[Data records]
──────

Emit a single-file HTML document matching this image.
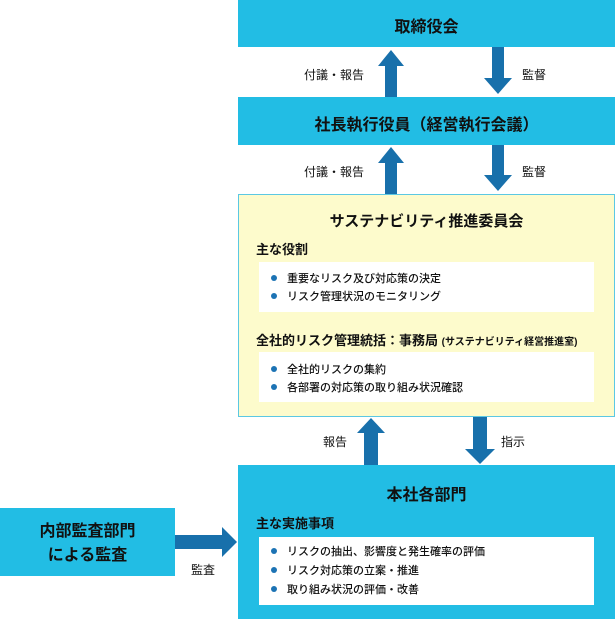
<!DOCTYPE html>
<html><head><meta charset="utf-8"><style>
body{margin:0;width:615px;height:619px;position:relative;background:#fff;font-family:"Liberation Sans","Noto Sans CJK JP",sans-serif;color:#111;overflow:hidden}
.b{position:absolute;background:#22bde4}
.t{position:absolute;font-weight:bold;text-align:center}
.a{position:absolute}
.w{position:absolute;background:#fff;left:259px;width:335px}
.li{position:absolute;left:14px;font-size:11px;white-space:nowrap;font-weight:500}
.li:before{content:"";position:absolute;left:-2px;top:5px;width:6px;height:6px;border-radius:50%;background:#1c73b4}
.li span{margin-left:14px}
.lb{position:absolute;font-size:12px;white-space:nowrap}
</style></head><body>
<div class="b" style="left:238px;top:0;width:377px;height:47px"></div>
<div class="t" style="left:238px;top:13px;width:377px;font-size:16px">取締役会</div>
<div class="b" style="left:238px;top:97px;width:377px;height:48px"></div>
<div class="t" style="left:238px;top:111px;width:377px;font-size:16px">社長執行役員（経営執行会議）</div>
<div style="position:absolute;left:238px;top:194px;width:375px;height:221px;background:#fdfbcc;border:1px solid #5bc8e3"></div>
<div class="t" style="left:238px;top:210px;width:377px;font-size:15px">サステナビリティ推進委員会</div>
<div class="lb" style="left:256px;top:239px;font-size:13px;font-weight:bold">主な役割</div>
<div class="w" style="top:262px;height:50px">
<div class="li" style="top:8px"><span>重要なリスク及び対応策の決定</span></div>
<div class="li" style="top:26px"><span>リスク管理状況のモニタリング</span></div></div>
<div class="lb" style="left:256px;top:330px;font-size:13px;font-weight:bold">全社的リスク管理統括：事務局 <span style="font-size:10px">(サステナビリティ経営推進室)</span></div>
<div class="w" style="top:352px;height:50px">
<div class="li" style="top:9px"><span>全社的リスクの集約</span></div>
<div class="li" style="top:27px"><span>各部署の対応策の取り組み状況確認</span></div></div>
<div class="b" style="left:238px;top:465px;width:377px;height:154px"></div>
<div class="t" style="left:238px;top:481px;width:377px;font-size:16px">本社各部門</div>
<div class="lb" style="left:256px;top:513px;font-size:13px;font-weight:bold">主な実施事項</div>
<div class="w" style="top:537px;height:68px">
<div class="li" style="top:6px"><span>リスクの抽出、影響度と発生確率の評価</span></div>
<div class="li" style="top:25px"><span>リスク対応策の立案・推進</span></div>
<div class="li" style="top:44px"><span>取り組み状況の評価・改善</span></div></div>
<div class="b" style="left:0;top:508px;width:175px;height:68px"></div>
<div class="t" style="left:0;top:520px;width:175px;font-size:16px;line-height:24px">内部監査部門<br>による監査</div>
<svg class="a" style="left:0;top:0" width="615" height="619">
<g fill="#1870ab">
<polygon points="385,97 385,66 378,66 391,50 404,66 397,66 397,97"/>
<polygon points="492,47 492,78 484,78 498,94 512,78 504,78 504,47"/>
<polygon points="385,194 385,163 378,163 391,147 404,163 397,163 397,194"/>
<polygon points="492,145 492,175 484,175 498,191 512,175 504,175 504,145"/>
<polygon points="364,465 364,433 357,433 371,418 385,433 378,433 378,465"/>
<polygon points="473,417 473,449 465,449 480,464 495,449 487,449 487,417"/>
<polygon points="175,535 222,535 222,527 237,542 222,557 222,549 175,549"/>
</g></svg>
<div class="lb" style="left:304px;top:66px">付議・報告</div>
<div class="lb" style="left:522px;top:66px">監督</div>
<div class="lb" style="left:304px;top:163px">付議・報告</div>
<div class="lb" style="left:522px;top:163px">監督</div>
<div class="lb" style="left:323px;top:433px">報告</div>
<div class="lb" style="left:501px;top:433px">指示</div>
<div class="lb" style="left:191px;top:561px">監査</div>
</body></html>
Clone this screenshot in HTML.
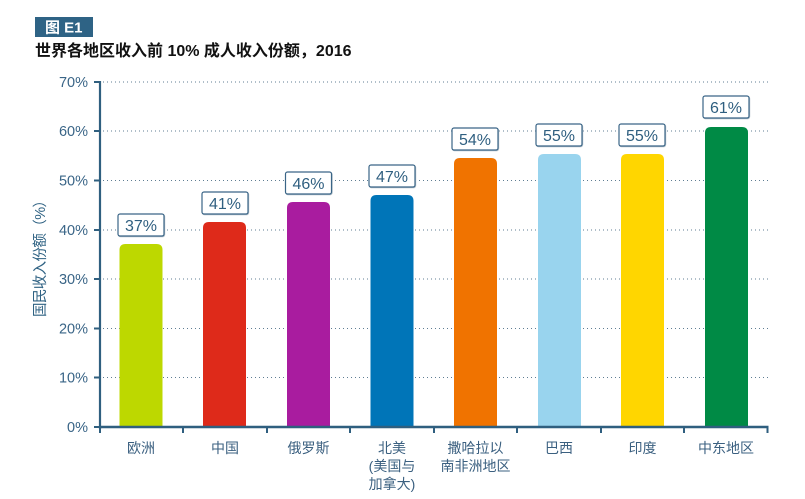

──────

» **EXERCISE PROMPT**
In the material above, find the lines that contain "this" and show them.

» **EXERCISE ANSWER**
Emit a single-file HTML document matching this image.
Clone this screenshot in HTML.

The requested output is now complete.